- **DATA BLOCK**:
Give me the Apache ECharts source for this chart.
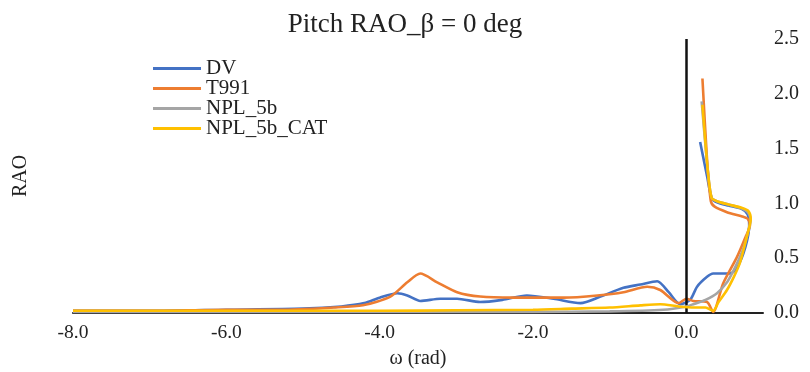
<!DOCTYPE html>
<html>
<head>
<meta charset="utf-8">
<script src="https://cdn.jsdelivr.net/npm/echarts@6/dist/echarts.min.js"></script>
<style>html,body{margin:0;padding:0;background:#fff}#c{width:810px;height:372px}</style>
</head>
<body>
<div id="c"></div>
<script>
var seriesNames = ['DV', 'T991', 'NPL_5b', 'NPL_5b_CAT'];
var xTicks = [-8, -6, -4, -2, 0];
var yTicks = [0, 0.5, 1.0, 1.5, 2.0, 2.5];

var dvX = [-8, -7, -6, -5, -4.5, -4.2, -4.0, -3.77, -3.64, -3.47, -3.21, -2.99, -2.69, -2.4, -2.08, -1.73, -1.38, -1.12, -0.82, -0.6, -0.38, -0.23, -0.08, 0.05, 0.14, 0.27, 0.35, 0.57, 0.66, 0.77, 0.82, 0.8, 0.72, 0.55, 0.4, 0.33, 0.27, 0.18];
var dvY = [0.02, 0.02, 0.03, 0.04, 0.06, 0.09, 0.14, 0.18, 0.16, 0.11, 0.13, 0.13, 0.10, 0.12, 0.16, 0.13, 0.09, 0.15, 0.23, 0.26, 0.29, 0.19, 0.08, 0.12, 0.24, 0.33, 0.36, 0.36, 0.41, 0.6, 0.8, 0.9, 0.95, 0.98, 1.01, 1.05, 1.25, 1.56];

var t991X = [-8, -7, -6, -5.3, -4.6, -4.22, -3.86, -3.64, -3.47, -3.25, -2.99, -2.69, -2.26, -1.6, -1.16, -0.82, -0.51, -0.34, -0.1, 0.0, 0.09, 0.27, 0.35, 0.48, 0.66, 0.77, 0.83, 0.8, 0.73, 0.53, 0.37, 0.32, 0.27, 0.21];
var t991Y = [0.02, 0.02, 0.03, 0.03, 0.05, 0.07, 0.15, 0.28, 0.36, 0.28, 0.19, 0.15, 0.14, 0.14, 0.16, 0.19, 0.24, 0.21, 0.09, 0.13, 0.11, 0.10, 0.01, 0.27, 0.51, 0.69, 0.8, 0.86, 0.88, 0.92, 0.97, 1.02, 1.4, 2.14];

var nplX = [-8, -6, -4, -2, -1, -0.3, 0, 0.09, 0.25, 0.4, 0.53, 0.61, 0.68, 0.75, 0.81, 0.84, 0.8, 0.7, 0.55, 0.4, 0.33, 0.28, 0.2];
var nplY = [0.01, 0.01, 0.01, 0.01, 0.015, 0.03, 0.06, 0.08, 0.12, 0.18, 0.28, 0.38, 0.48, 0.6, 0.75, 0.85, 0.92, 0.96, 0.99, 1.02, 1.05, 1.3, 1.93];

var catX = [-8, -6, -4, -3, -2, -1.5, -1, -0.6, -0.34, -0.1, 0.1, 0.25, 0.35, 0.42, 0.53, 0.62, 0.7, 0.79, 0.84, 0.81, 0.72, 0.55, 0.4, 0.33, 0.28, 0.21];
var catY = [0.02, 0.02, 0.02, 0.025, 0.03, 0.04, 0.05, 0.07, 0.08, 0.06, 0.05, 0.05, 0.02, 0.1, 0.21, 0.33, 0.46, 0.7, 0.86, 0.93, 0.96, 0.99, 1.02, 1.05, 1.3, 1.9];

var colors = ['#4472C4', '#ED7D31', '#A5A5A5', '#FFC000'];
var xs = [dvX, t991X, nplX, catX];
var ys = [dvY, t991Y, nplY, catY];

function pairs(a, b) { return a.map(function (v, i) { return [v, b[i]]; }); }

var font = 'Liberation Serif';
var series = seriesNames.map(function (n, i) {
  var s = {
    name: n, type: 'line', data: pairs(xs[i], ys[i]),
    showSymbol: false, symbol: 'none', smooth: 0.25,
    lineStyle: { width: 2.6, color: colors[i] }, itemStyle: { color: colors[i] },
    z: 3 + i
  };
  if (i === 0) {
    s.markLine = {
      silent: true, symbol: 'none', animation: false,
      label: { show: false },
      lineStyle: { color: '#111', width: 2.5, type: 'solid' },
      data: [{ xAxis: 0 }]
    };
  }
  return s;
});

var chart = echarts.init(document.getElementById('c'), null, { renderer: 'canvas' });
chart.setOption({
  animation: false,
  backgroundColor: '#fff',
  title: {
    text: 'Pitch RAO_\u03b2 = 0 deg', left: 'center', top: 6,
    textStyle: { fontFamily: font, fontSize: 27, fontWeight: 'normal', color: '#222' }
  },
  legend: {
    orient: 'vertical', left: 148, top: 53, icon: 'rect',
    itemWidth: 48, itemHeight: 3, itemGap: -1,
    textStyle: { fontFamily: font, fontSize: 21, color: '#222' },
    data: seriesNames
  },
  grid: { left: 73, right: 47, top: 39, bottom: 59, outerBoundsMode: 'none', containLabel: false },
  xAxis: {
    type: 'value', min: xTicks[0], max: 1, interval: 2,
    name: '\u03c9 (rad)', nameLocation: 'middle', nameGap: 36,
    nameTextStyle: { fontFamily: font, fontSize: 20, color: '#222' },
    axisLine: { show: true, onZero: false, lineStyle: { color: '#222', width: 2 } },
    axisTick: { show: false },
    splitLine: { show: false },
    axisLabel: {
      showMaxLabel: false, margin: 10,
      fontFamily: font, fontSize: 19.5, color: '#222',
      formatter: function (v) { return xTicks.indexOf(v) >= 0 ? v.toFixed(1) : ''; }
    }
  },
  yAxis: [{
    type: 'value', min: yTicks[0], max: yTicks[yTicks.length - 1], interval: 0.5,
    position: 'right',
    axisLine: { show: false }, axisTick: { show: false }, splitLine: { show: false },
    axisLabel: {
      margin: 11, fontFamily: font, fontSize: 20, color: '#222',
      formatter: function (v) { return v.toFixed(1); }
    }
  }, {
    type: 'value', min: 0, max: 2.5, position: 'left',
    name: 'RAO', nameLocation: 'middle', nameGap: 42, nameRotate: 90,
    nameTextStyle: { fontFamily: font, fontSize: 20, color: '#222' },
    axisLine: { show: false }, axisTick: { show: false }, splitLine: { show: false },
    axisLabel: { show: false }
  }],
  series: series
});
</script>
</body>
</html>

- **TASK DETAILS**:
Leave out the pictures. Transcribe only the lines above, from the first through the one that contains "var ys = [dvY, t991Y, nplY, catY];".

- **COMPLETE ANSWER**:
Give me the Apache ECharts source for this chart.
<!DOCTYPE html>
<html>
<head>
<meta charset="utf-8">
<script src="https://cdn.jsdelivr.net/npm/echarts@6/dist/echarts.min.js"></script>
<style>html,body{margin:0;padding:0;background:#fff}#c{width:810px;height:372px}</style>
</head>
<body>
<div id="c"></div>
<script>
var seriesNames = ['DV', 'T991', 'NPL_5b', 'NPL_5b_CAT'];
var xTicks = [-8, -6, -4, -2, 0];
var yTicks = [0, 0.5, 1.0, 1.5, 2.0, 2.5];

var dvX = [-8, -7, -6, -5, -4.5, -4.2, -4.0, -3.77, -3.64, -3.47, -3.21, -2.99, -2.69, -2.4, -2.08, -1.73, -1.38, -1.12, -0.82, -0.6, -0.38, -0.23, -0.08, 0.05, 0.14, 0.27, 0.35, 0.57, 0.66, 0.77, 0.82, 0.8, 0.72, 0.55, 0.4, 0.33, 0.27, 0.18];
var dvY = [0.02, 0.02, 0.03, 0.04, 0.06, 0.09, 0.14, 0.18, 0.16, 0.11, 0.13, 0.13, 0.10, 0.12, 0.16, 0.13, 0.09, 0.15, 0.23, 0.26, 0.29, 0.19, 0.08, 0.12, 0.24, 0.33, 0.36, 0.36, 0.41, 0.6, 0.8, 0.9, 0.95, 0.98, 1.01, 1.05, 1.25, 1.56];

var t991X = [-8, -7, -6, -5.3, -4.6, -4.22, -3.86, -3.64, -3.47, -3.25, -2.99, -2.69, -2.26, -1.6, -1.16, -0.82, -0.51, -0.34, -0.1, 0.0, 0.09, 0.27, 0.35, 0.48, 0.66, 0.77, 0.83, 0.8, 0.73, 0.53, 0.37, 0.32, 0.27, 0.21];
var t991Y = [0.02, 0.02, 0.03, 0.03, 0.05, 0.07, 0.15, 0.28, 0.36, 0.28, 0.19, 0.15, 0.14, 0.14, 0.16, 0.19, 0.24, 0.21, 0.09, 0.13, 0.11, 0.10, 0.01, 0.27, 0.51, 0.69, 0.8, 0.86, 0.88, 0.92, 0.97, 1.02, 1.4, 2.14];

var nplX = [-8, -6, -4, -2, -1, -0.3, 0, 0.09, 0.25, 0.4, 0.53, 0.61, 0.68, 0.75, 0.81, 0.84, 0.8, 0.7, 0.55, 0.4, 0.33, 0.28, 0.2];
var nplY = [0.01, 0.01, 0.01, 0.01, 0.015, 0.03, 0.06, 0.08, 0.12, 0.18, 0.28, 0.38, 0.48, 0.6, 0.75, 0.85, 0.92, 0.96, 0.99, 1.02, 1.05, 1.3, 1.93];

var catX = [-8, -6, -4, -3, -2, -1.5, -1, -0.6, -0.34, -0.1, 0.1, 0.25, 0.35, 0.42, 0.53, 0.62, 0.7, 0.79, 0.84, 0.81, 0.72, 0.55, 0.4, 0.33, 0.28, 0.21];
var catY = [0.02, 0.02, 0.02, 0.025, 0.03, 0.04, 0.05, 0.07, 0.08, 0.06, 0.05, 0.05, 0.02, 0.1, 0.21, 0.33, 0.46, 0.7, 0.86, 0.93, 0.96, 0.99, 1.02, 1.05, 1.3, 1.9];

var colors = ['#4472C4', '#ED7D31', '#A5A5A5', '#FFC000'];
var xs = [dvX, t991X, nplX, catX];
var ys = [dvY, t991Y, nplY, catY];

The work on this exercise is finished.